Encouraging Transparency and International Cooperation

Transparency and international cooperation are fundamental to addressing tax avoidance and ensuring a fair tax system. GCC countries should continue to engage with international organizations, such as the OECD, to implement global tax standards and exchange information automatically. Adhering to international best practices in tax transparency can enhance the region's reputation and attractiveness to foreign investors.

Promoting Sustainable Economic Growth

Tax policy should be aligned with broader economic goals, such as promoting sustainable growth, diversifying the economy, and reducing dependency on oil revenues. Introducing tax incentives for sectors like renewable energy, technology, and innovation can stimulate investment and foster economic diversification. Additionally, aligning tax policies with environmental sustainability goals can support the transition to a green economy.


Conclusion

GCC business taxation law is a dynamic and evolving field, reflecting the region's efforts to diversify its economies and align with international tax standards. This paper has provided a comprehensive analysis of the historical evolution of GCC tax laws, key components of business taxation, the role of regulatory bodies, and the impact of recent tax reforms. Through case studies and exploration of contemporary challenges, the research highlights the complexities of tax compliance in the GCC and the strategies businesses employ to navigate these challenges.
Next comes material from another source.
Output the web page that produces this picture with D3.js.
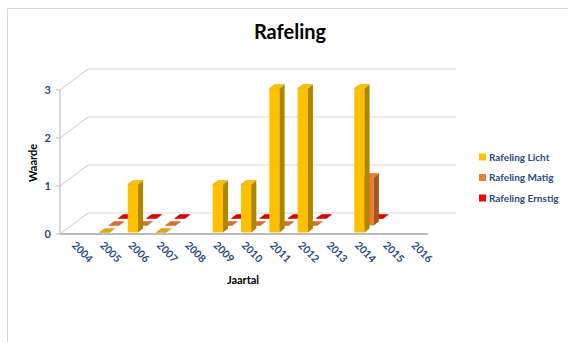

As GCC countries continue to implement tax reforms and adapt to global economic changes, the importance of robust legal frameworks, effective regulatory bodies, and proactive policy measures will remain paramount. By enhancing tax policy coordination, strengthening tax administration, addressing digital economy taxation, encouraging transparency, and promoting sustainable growth, the GCC can ensure a stable and competitive business environment that supports long-term economic development.


References

  • Al-Moneef, M. (2019). Taxation in the Gulf Cooperation Council (GCC): Challenges and Opportunities. Gulf Research Center.

  • Almashat, S., & Alawi, R. (2020). VAT in the GCC: Practical Implications and Compliance Challenges. Bahrain Institute of Banking and Finance.

  • Ehtesham, K. (2021). Corporate Tax in the GCC: Implications and Strategies. Middle East Business Journal.

  • Khatri, Y. (2020). Free Zones in the GCC: Legal and Regulatory Frameworks. Gulf Legal Publishing.

  • Vallender, H., & Janin, S. (2020). VAT in the GCC: Legal and Practical Aspects. Tax Analysts.

  • OECD. (2015). BEPS Action Plan: Measures to Combat Base Erosion and Profit Shifting. OECD Publishing.

  • PwC. (2018). The Introduction of VAT in the GCC: A Guide for Businesses. PwC Middle East.